Zawstydzające niedopatrzenie Liverpoolu. Ujawniono, jakiego pracownika brakuje w klubie. Szok
Liverpool trapiony jest przez plagę kontuzji i chorób, które wykluczają licznych zawodników. Okazuje się, że mimo tego zarząd "The Reds" nie zatrudnia żadnego doktora.
Obecnie kadra Liverpoolu poszatkowana jest przez liczne absencje. Juergen Klopp nie może liczyć między innymi na Ibrahimę Konate, o którego powrót błagał Jamie Carragher (więcej TUTAJ).

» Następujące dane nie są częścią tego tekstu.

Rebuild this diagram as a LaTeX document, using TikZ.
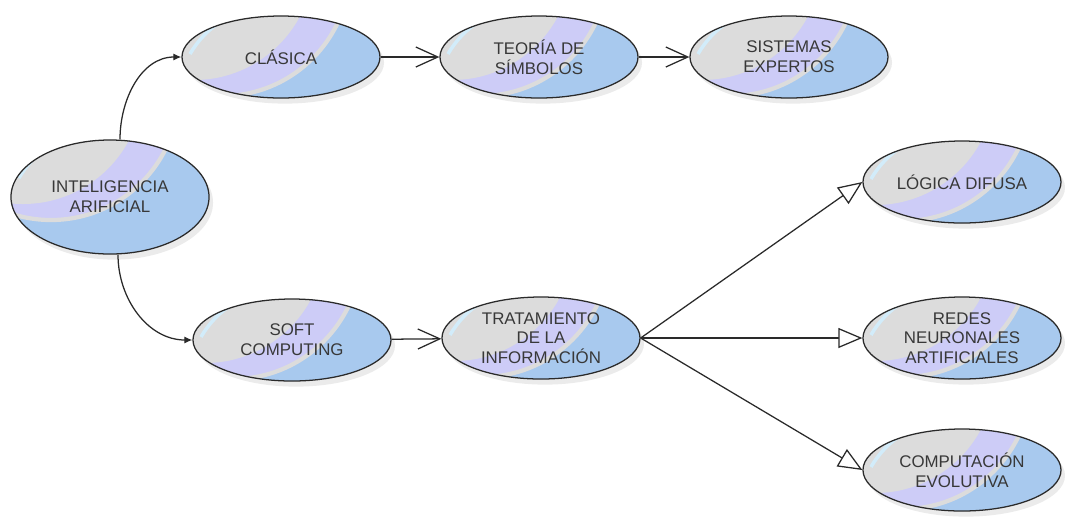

Okazuje się, że chorymi zawodnikami "The Reds" nie ma kto się zająć, gdyż zarząd angielskiego klubu nie zatrudnia obecnie żadnego doktora. To, jak na standardy klubu z Premier League, jest uznawane za spore niedopatrzenie.
Rzecz jasna lekarz nie jest w stanie zająć się kompleksowo wszystkimi urazami, lecz o skali pomyłki Liverpoolu świadczy fakt, że obecnie włodarze rozpaczliwie szukają odpowiedniego kandydata. Zdaniem Davida Ornsteina, który poinformował o całym zamieszaniu, trwają już rozmowy kwalifikacyjne.
W tym sezonie Juergen Klopp musiał pogodzić się z niedyspozycją aż 19 zawodników. Część z nich została wykluczona ze względu na urazy mięśniowe, a część, tak jak Thiago, nie mogła grać z powodu... infekcji ucha.